Cluetrain Plus 10 – Thesis 94

The thesis I picked from the Cluetrain Manifesto‘s 10th Anniversary Project reflects my recent work on collaboration with “cloud” tools – #94 says that:

To traditional corporations, networked conversations may appear confused, may sound confusing. But we are organizing faster than they are. We have better tools, more new ideas, no rules to slow us down.

Part of what I’ve been spending all of my free time writing about these days is the fact that we can easily circumvent the corporate pecking order and create our own conversations with anyone at all – just by using the tools that are freely available on the ‘net today. It may be considered by some to be subversive, true, but if you are active on Facebook and your boss’s boss is on there too, why not consider Facebook a valid way to communicate with him? If you have co-workers that are on Facebook, why not use the tools provided to work together in a way that the corporate hierarchy may not be ready for? We can do so much more as employees of a corporation (or as freelancers, self-employed business owners or members of a charitable or non-profit organization) if we cut through the traditional chains of communication in an institution and use the somewhat more freewheeling communication methods made available by Facebook, Twitter and blogging.
Of course, this assumes that your boss’s boss is on Facebook – if he or she considers networked conversations confusing and chaotic, however, Facebook probably isn’t one of his or her daily visits…
Corporate rules about how to contact people and who to contact for a particular project don’t have to be adhered to in this Web 2.0 environment.
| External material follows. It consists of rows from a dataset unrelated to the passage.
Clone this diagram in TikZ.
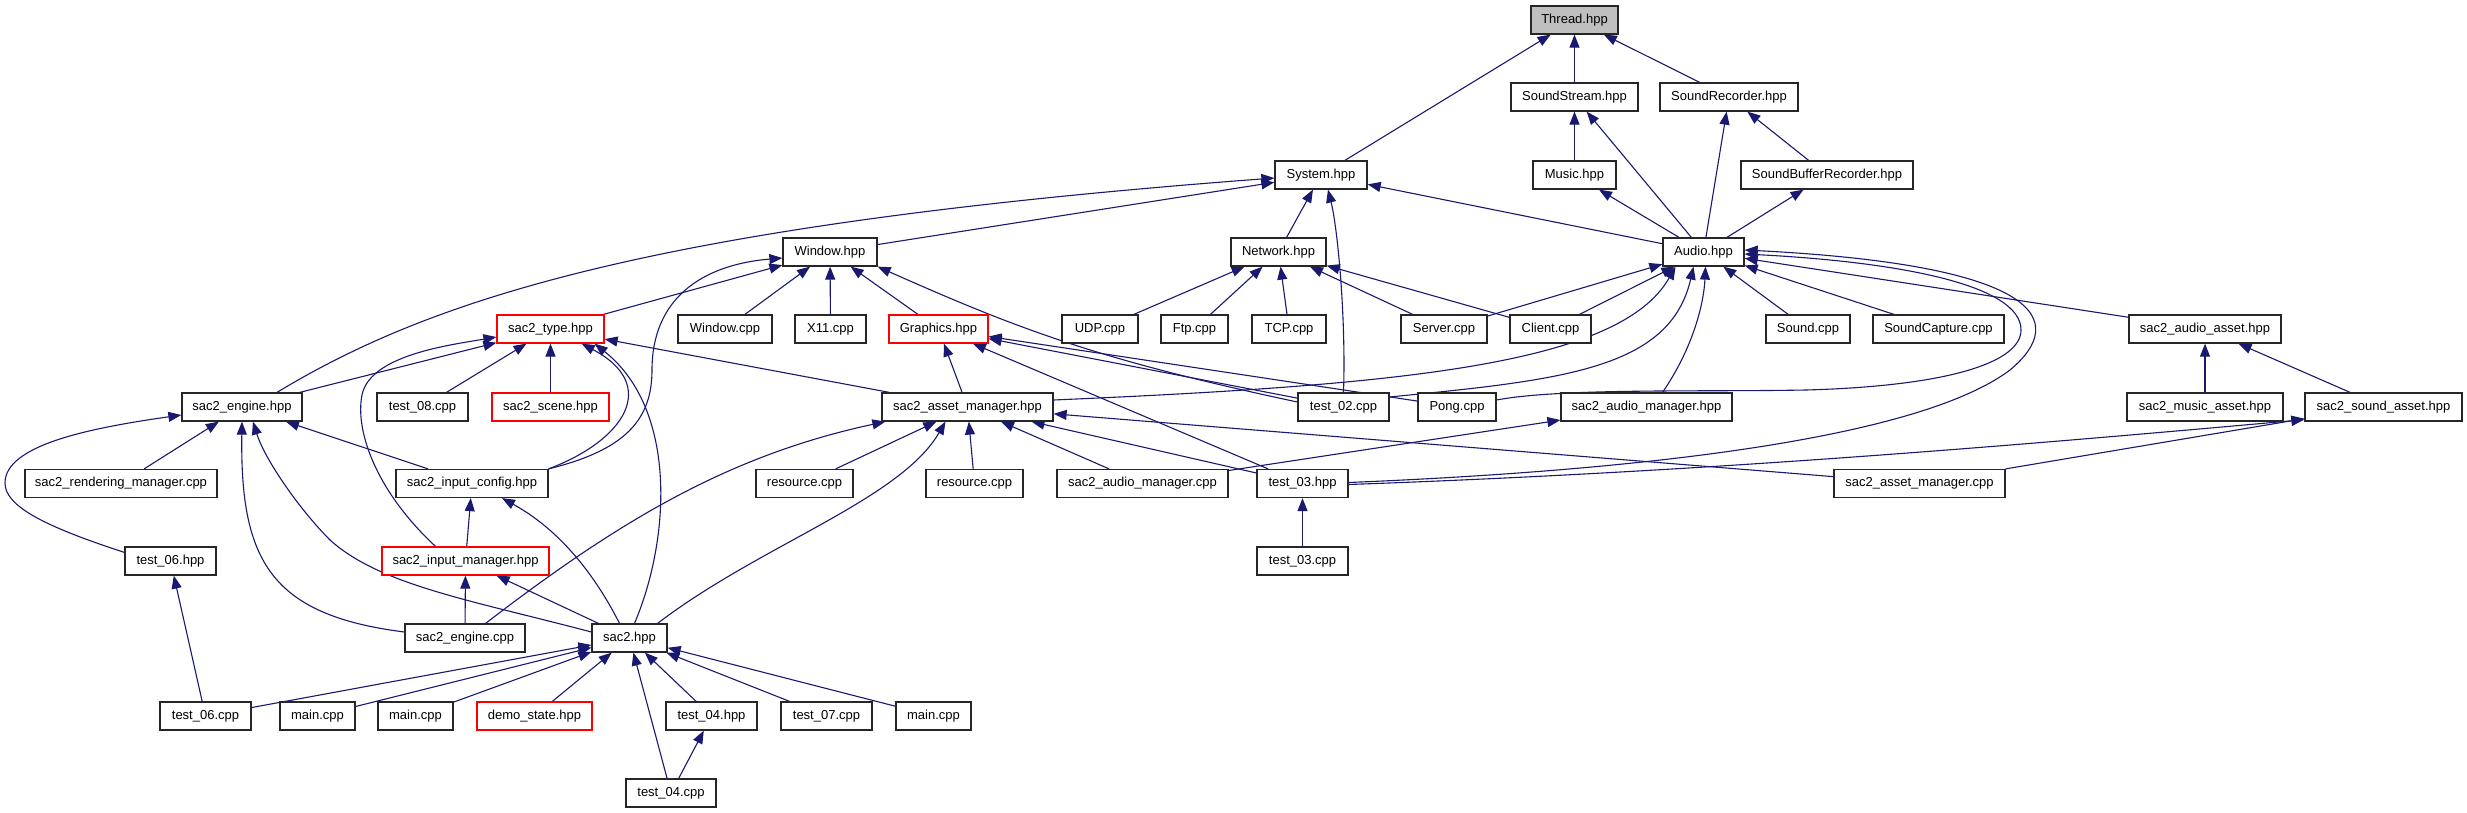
\documentclass[tikz,border=0pt]{standalone}
\usepackage{fontspec}
\setmainfont{Liberation Sans}
\usetikzlibrary{arrows.meta,calc}
\definecolor{edgecol}{HTML}{191970}
\definecolor{boxgray}{HTML}{BFBFBF}
\definecolor{boxline}{HTML}{262626}
\pgfdeclarelayer{bglayer}
\pgfdeclarelayer{edgelayer}
\pgfsetlayers{bglayer,edgelayer,main}
\tikzset{
  filebox/.style={draw=boxline, line width=1.25pt, fill=white, minimum height=28pt, inner sep=0pt,
    font=\fontsize{13}{15}\selectfont, text height=9.4pt, text depth=2.8pt},
  redbox/.style={filebox, draw=red, line width=1.2pt},
  dep/.style={draw=edgecol, line width=1.1pt, -{Triangle[length=13pt,width=10pt]}},
}
\begin{document}
\begin{tikzpicture}[x=1pt,y=-1pt]
\useasboundingbox (0,0) rectangle (2467,813);
\begin{pgfonlayer}{bglayer}
\fill[white] (0,0) rectangle (2467,813);
\end{pgfonlayer}
% row 0-3
\node[filebox,fill=boxgray,minimum width=87pt] (thread) at (1574.5,20) {Thread.hpp};
\node[filebox,minimum width=127pt] (sstream) at (1574.5,97) {SoundStream.hpp};
\node[filebox,minimum width=138pt] (srec) at (1729,97) {SoundRecorder.hpp};
\node[filebox,minimum width=92pt] (system) at (1321,175) {System.hpp};
\node[filebox,minimum width=83pt] (music) at (1574.5,175) {Music.hpp};
\node[filebox,minimum width=172pt] (sbrec) at (1827,175) {SoundBufferRecorder.hpp};
\node[filebox,minimum width=94pt] (window) at (830,252) {Window.hpp};
\node[filebox,minimum width=95pt] (network) at (1278.5,252) {Network.hpp};
\node[filebox,minimum width=81pt] (audio) at (1703.5,252) {Audio.hpp};
% row 4
\node[redbox,minimum width=107pt] (stype) at (550.5,329) {sac2\_type.hpp};
\node[filebox,minimum width=94pt] (wincpp) at (725,329) {Window.cpp};
\node[filebox,minimum width=71pt] (x11) at (830.5,329) {X11.cpp};
\node[redbox,minimum width=99pt] (graphics) at (938.5,329) {Graphics.hpp};
\node[filebox,minimum width=76pt] (udp) at (1100,329) {UDP.cpp};
\node[filebox,minimum width=67pt] (ftp) at (1194.5,329) {Ftp.cpp};
\node[filebox,minimum width=74pt] (tcp) at (1289,329) {TCP.cpp};
\node[filebox,minimum width=86pt] (server) at (1444,329) {Server.cpp};
\node[filebox,minimum width=81pt] (client) at (1550.5,329) {Client.cpp};
\node[filebox,minimum width=84pt] (sound) at (1808,329) {Sound.cpp};
\node[filebox,minimum width=131pt] (scapture) at (1938.5,329) {SoundCapture.cpp};
\node[filebox,minimum width=152pt] (aasset) at (2205,329) {sac2\_audio\_asset.hpp};
% row 5
\node[filebox,minimum width=120pt] (engineh) at (242,407) {sac2\_engine.hpp};
\node[filebox,minimum width=91pt] (t08) at (422.5,407) {test\_08.cpp};
\node[redbox,minimum width=117pt] (scene) at (550.5,407) {sac2\_scene.hpp};
\node[filebox,minimum width=171pt] (amh) at (967.5,407) {sac2\_asset\_manager.hpp};
\node[filebox,minimum width=91pt] (t02) at (1343.5,407) {test\_02.cpp};
\node[filebox,minimum width=78pt] (pong) at (1457,407) {Pong.cpp};
\node[filebox,minimum width=171pt] (amgrh) at (1646.5,407) {sac2\_audio\_manager.hpp};
\node[filebox,minimum width=156pt] (musica) at (2205,407) {sac2\_music\_asset.hpp};
\node[filebox,minimum width=157pt] (sounda) at (2383.5,407) {sac2\_sound\_asset.hpp};
% row 6
\node[filebox,minimum width=192pt] (rend) at (121,483.5) {sac2\_rendering\_manager.cpp};
\node[filebox,minimum width=152pt] (iconf) at (472,483.5) {sac2\_input\_config.hpp};
\node[filebox,minimum width=97pt] (res1) at (804.5,483.5) {resource.cpp};
\node[filebox,minimum width=97pt] (res2) at (974.5,483.5) {resource.cpp};
\node[filebox,minimum width=171pt] (amgrc) at (1142.5,483.5) {sac2\_audio\_manager.cpp};
\node[filebox,minimum width=91pt] (t03h) at (1302.5,483.5) {test\_03.hpp};
\node[filebox,minimum width=171pt] (amc) at (1919.5,483.5) {sac2\_asset\_manager.cpp};
% row 7-8
\node[filebox,minimum width=91pt] (t06h) at (170.5,561) {test\_06.hpp};
\node[redbox,minimum width=167pt] (imgr) at (465.5,561) {sac2\_input\_manager.hpp};
\node[filebox,minimum width=91pt] (t03c) at (1302.5,561) {test\_03.cpp};
\node[filebox,minimum width=120pt] (enginec) at (465,638) {sac2\_engine.cpp};
\node[filebox,minimum width=75pt] (sac2) at (629.5,638) {sac2.hpp};
% row 9-10
\node[filebox,minimum width=91pt] (t06c) at (205.5,716) {test\_06.cpp};
\node[filebox,minimum width=75pt] (main1) at (317.5,716) {main.cpp};
\node[filebox,minimum width=75pt] (main2) at (415.5,716) {main.cpp};
\node[redbox,minimum width=115pt] (demo) at (534.5,716) {demo\_state.hpp};
\node[filebox,minimum width=91pt] (t04h) at (711.5,716) {test\_04.hpp};
\node[filebox,minimum width=91pt] (t07c) at (826.5,716) {test\_07.cpp};
\node[filebox,minimum width=75pt] (main3) at (933.5,716) {main.cpp};
\node[filebox,minimum width=90pt] (t04c) at (671,793) {test\_04.cpp};

\begin{pgfonlayer}{edgelayer}
\draw[dep] (system) -- (thread);
\draw[dep] (sstream) -- (thread);
\draw[dep] (srec) -- (thread);
\draw[dep] (music) -- (sstream);
\draw[dep] (audio) -- (sstream);
\draw[dep] (sbrec) -- (srec);
\draw[dep] (audio) -- (srec);
\draw[dep] (audio) -- (music);
\draw[dep] (audio) -- (sbrec);
\draw[dep] (window) -- (system);
\draw[dep] ($(engineh.north)+(35,0)$) .. controls (430,300) and (650,225) .. ($(system.west)+(0,3)$);
\draw[dep] (network) -- (system);
\draw[dep] (t02.north) .. controls (1346,320) and (1338,230) .. ($(system.south)+(7,0)$);
\draw[dep] (audio) -- (system);
\draw[dep] (stype) -- (window);
\draw[dep] (iconf.north east) .. controls (625,450) and (652,420) .. (652,370) .. controls (652,300) and (700,265) .. ($(window.west)+(0,6)$);
\draw[dep] (wincpp) -- (window);
\draw[dep] (x11) -- (window);
\draw[dep] (graphics) -- (window);
\draw[dep] ($(t02.west)+(0,-5)$) .. controls (1100,360) and (1020,330) .. (window.south east);
\foreach \n in {udp,ftp,tcp,server,client} \draw[dep] (\n) -- (network);
\foreach \n in {server,client,sound,scapture,aasset} \draw[dep] (\n) -- (audio);
\draw[dep] ($(amh.east)+(0,-7)$) .. controls (1400,385) and (1620,365) .. ($(audio.south)+(-28,0)$);
\draw[dep] ($(t02.east)+(0,-10)$) .. controls (1560,380) and (1670,370) .. ($(audio.south)+(-10,0)$);
\draw[dep] ($(amgrh.north)+(16,0)$) .. controls (1695,345) and (1704,300) .. ($(audio.south)+(2,0)$);
\draw[dep] ($(pong.east)+(0,-7)$) .. controls (1560,388) and (1700,392) .. (1806,390) .. controls (1950,386) and (2021,362) .. (2021,330) .. controls (2021,285) and (1900,262) .. ($(audio.east)+(0,2)$);
\draw[dep] ($(t03h.east)+(0,-1)$) .. controls (1700,468) and (1930,430) .. (2010,370) .. controls (2070,320) and (2040,265) .. ($(audio.east)+(0,-2)$);
\draw[dep] (musica) -- (aasset);
\draw[dep] (sounda) -- (aasset);
\draw[dep] ($(t03h.east)+(0,1)$) .. controls (1700,472) and (2000,447) .. ($(sounda.south west)+(0,-2)$);
\draw[dep] (amc.north east) -- ($(sounda.south west)+(0,-3)$);
\draw[dep] (amc) -- (amh);
\draw[dep] (amgrc) -- (amgrh);
\foreach \n in {res1,res2,amgrc,t03h} \draw[dep] (\n) -- (amh);
\draw[dep] ($(enginec.north east)+(-40,0)$) .. controls (620,520) and (730,455) .. ($(amh.south west)+(4,0)$);
\draw[dep] ($(sac2.north east)+(-10,0)$) .. controls (760,545) and (900,500) .. ($(amh.south)+(-22,0)$);
\draw[dep] (amh) -- (stype);
\draw[dep] (amh) -- (graphics);
\draw[dep] (t02) -- (graphics);
\draw[dep] (pong) -- (graphics);
\draw[dep] (t03h) -- (graphics);
\draw[dep] (engineh) -- (stype);
\draw[dep] (t08) -- (stype);
\draw[dep] (scene) -- (stype);
\draw[dep] (iconf.north east) .. controls (625,440) and (660,385) .. ($(stype.south east)+(-23,0)$);
\draw[dep] ($(sac2.north)+(5,0)$) .. controls (670,540) and (678,410) .. ($(stype.south east)+(-10,0)$);
\draw[dep] ($(imgr.north)+(-30,0)$) .. controls (375,490) and (355,430) .. (362,395) .. controls (370,355) and (450,345) .. ($(stype.west)+(0,8)$);
\draw[dep] (rend) -- (engineh);
\draw[dep] ($(t06h.north west)+(0,6)$) .. controls (40,525) and (5,505) .. (5,483) .. controls (5,445) and (90,428) .. ($(engineh.west)+(0,8)$);
\draw[dep] (iconf) -- (engineh);
\draw[dep] ($(enginec.west)+(0,-6)$) .. controls (270,615) and (240,560) .. (engineh.south);
\draw[dep] ($(sac2.west)+(0,-6)$) .. controls (470,600) and (380,585) .. (330,540) .. controls (300,510) and (265,460) .. ($(engineh.south)+(11,0)$);
\draw[dep] (imgr) -- (iconf);
\draw[dep] ($(sac2.north)+(-10,0)$) .. controls (595,575) and (560,530) .. ($(iconf.south)+(30,0)$);
\draw[dep] (enginec) -- (imgr);
\draw[dep] (sac2) -- (imgr);
\draw[dep] (t06c) -- (t06h);
\foreach \n in {t06c,main1,main2,demo,t04h,t07c,main3,t04c} \draw[dep] (\n) -- (sac2);
\draw[dep] (t04c) -- (t04h);
\draw[dep] (t03c) -- (t03h);
\end{pgfonlayer}
\end{tikzpicture}
\end{document}
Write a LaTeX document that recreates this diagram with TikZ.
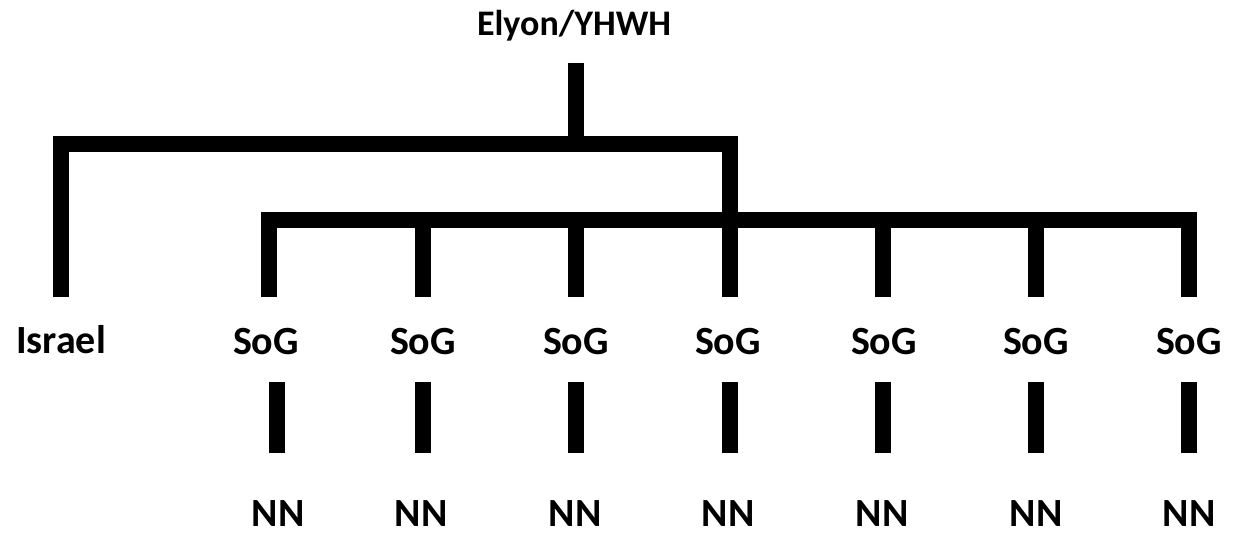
\documentclass[tikz,border=0pt]{standalone}
\usepackage{fontspec}
\setmainfont{Carlito}
\begin{document}
\begin{tikzpicture}[x=1pt,y=-1pt,
  lbl/.style={anchor=base,inner sep=0pt,text depth=0pt,font=\fontsize{40}{48}\selectfont\bfseries},
  toplbl/.style={anchor=base,inner sep=0pt,font=\fontsize{36}{42}\selectfont\bfseries},
  bar/.style={line width=16pt,line join=miter,line cap=butt}]
\useasboundingbox (0,0) rectangle (1238,534);
% text nodes
\node[toplbl] (top) at (574,36) {Elyon/YHWH};
\node[lbl] (israel) at (61,353) {Israel};
\foreach \i/\x in {1/266,2/423,3/576,4/728,5/884,6/1036,7/1189}{
  \node[lbl] (sog\i) at (\x,354) {SoG};
}
\foreach \i/\x in {1/278,2/421,3/575,4/728,5/882,6/1036,7/1189}{
  \node[lbl] (nn\i) at (\x,526) {NN};
}
% junction coordinates
\coordinate (stemtop) at (576,63);
\coordinate (stemjoin) at (576,144);
\coordinate (ul) at (61,144);
\coordinate (ur) at (730,144);
\coordinate (israeltop) at (61,297);
\coordinate (ursog) at (730,297);
\foreach \i/\x in {1/269,2/423,3/576,4/730,5/883,6/1036,7/1189}{
  \coordinate (lb\i) at (\x,220);
  \coordinate (sogtop\i) at (\x,297);
}
\foreach \i/\x in {1/277,2/423,3/576,4/730,5/883,6/1036,7/1189}{
  \coordinate (sdtop\i) at (\x,382);
  \coordinate (sdbot\i) at (\x,453);
}
% connectors
\draw[bar] (stemtop) -- (stemjoin);
\draw[bar] (israeltop) -- (ul) -- (ur) -- (ursog);
\draw[bar] (sogtop1) -- (lb1) -- (lb7) -- (sogtop7);
\foreach \i in {2,3,5,6}{
  \draw[bar] (lb\i) -- (sogtop\i);
}
\foreach \i in {1,...,7}{
  \draw[bar] (sdtop\i) -- (sdbot\i);
}
\end{tikzpicture}
\end{document}
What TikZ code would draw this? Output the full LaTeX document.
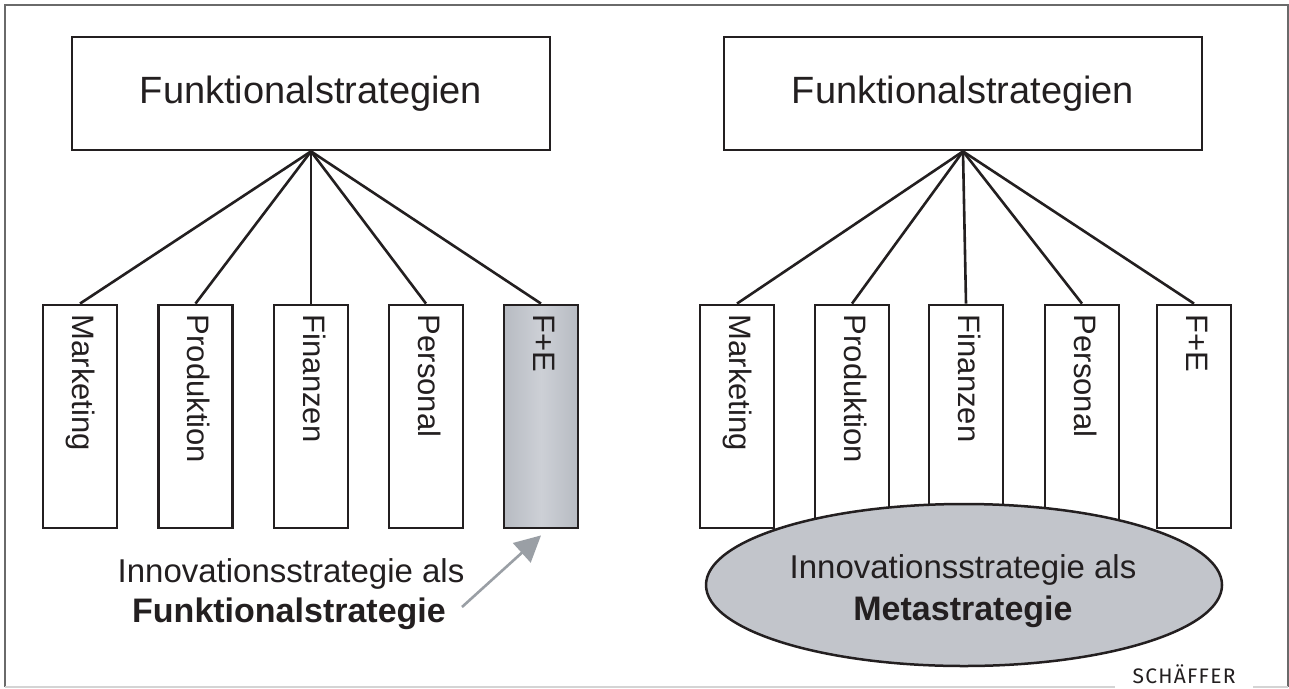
\documentclass[tikz,border=0pt]{standalone}
\usepackage{fontspec}
\setmainfont{Liberation Sans}
\newfontfamily\logofont[LetterSpace=6]{Fira Sans}
\usetikzlibrary{shapes.geometric,arrows.meta}
\definecolor{ink}{HTML}{231F20}
\definecolor{felight}{HTML}{CDD0D6}
\definecolor{fedark}{HTML}{B7BBC2}
\definecolor{ellfill}{HTML}{C2C5CB}
\definecolor{arrowgray}{HTML}{9A9FA5}
\definecolor{framegray}{HTML}{6A6A6A}
\definecolor{framelight}{HTML}{D4D4D4}
\begin{document}
\begin{tikzpicture}[x=1pt,y=-1pt,
  topbox/.style={draw=ink, line width=2.8pt, minimum width=478pt, minimum height=113pt, inner sep=0pt, text=ink, font=\fontsize{38}{40}\selectfont},
  fbox/.style={draw=ink, line width=2.8pt, minimum width=74pt, minimum height=223pt, inner sep=0pt},
  flabel/.style={rotate=-90, anchor=west, inner sep=0pt, text=ink, text height=22pt, text depth=6.5pt, font=\fontsize{31}{33}\selectfont},
  conn/.style={draw=ink, line width=2.6pt},
  bigtext/.style={anchor=base, inner sep=0pt, text=ink, font=\fontsize{33}{35}\selectfont},
  bigbold/.style={anchor=base, inner sep=0pt, text=ink, font=\fontsize{34}{36}\selectfont\bfseries},
  arrowc/.style={draw=arrowgray, line width=2.6pt, -{Triangle[length=26pt,width=26pt]}}
]
\useasboundingbox (0,0) rectangle (1289,688);
\fill[white] (0,0) rectangle (1289,688);
% frame
\draw[framegray, line width=1.5pt] (5,687) -- (5,5) -- (1288,5) -- (1288,687);
\draw[framelight, line width=1.5pt] (5,687) -- (1115,687) (1253,687) -- (1288,687);

% ---------- left part ----------
\node[topbox] (ftL) at (311,93.5) {Funktionalstrategien};
\node[fbox] (mL) at (80,416.5) {};
\node[fbox] (pL) at (195.5,416.5) {};
\node[fbox] (fiL) at (311,416.5) {};
\node[fbox] (peL) at (426,416.5) {};
\node[fbox, left color=fedark, right color=fedark, middle color=felight] (feL) at (541,416.5) {};
\node[flabel] (mLt) at ([yshift=-11pt]mL.north) {Marketing};
\node[flabel] (pLt) at ([yshift=-11pt]pL.north) {Produktion};
\node[flabel] (fiLt) at ([yshift=-11pt]fiL.north) {Finanzen};
\node[flabel] (peLt) at ([yshift=-11pt]peL.north) {Personal};
\node[flabel] (feLt) at ([yshift=-11pt]feL.north) {F+E};
\foreach \b in {mL,pL,fiL,peL,feL} \draw[conn] (ftL.south) -- (\b.north);

\node[bigtext] (innoL1) at (291,582) {Innovationsstrategie als};
\node[bigbold] (innoL2) at (289,622) {Funktionalstrategie};
\coordinate (arrTail) at (462,607);
\draw[arrowc] (arrTail) -- ([yshift=-6pt]feL.south);

% ---------- right part ----------
\node[topbox] (ftR) at (963,93.5) {Funktionalstrategien};
\node[fbox] (mR) at (737,416.5) {};
\node[fbox] (pR) at (852,416.5) {};
\node[fbox] (fiR) at (966,416.5) {};
\node[fbox] (peR) at (1082,416.5) {};
\node[fbox] (feR) at (1194,416.5) {};
\node[flabel] (mRt) at ([yshift=-11pt]mR.north) {Marketing};
\node[flabel] (pRt) at ([yshift=-11pt]pR.north) {Produktion};
\node[flabel] (fiRt) at ([yshift=-11pt]fiR.north) {Finanzen};
\node[flabel] (peRt) at ([yshift=-11pt]peR.north) {Personal};
\node[flabel] (feRt) at ([yshift=-11pt]feR.north) {F+E};
\foreach \b in {mR,pR,fiR,peR,feR} \draw[conn] (ftR.south) -- (\b.north);

\node[ellipse, draw=ink, fill=ellfill, line width=2.5pt, minimum width=516pt, minimum height=162pt, inner sep=0pt] (meta) at (964,585) {};
\node[bigtext] (metaA) at (963,578) {Innovationsstrategie als};
\node[bigbold] (metaB) at (963,620) {Metastrategie};

% logo
\node[anchor=base, inner sep=0pt, text=ink, font=\logofont\fontsize{21}{22}\selectfont] (logo) at (1184,683) {SCHÄFFER};
\end{tikzpicture}
\end{document}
You can directly contact anyone who has a social networking account much more directly than in the past – and get an answer back to a question or feedback on an idea much more quickly!
The general rules against “facebooking” at work show that the folks in charge of traditional corporations don’t understand how much more productive being able to contact the right person, at the right time, about a potential problem can make us. (1) Until the people at the top of the corporate food chain understand this, the people in the trenches who are tasked with doing the work of the business will be forced to come up with ways of getting around these social site bans so that they can do their work more effectively than they could in a traditional, hierarchically structured organization.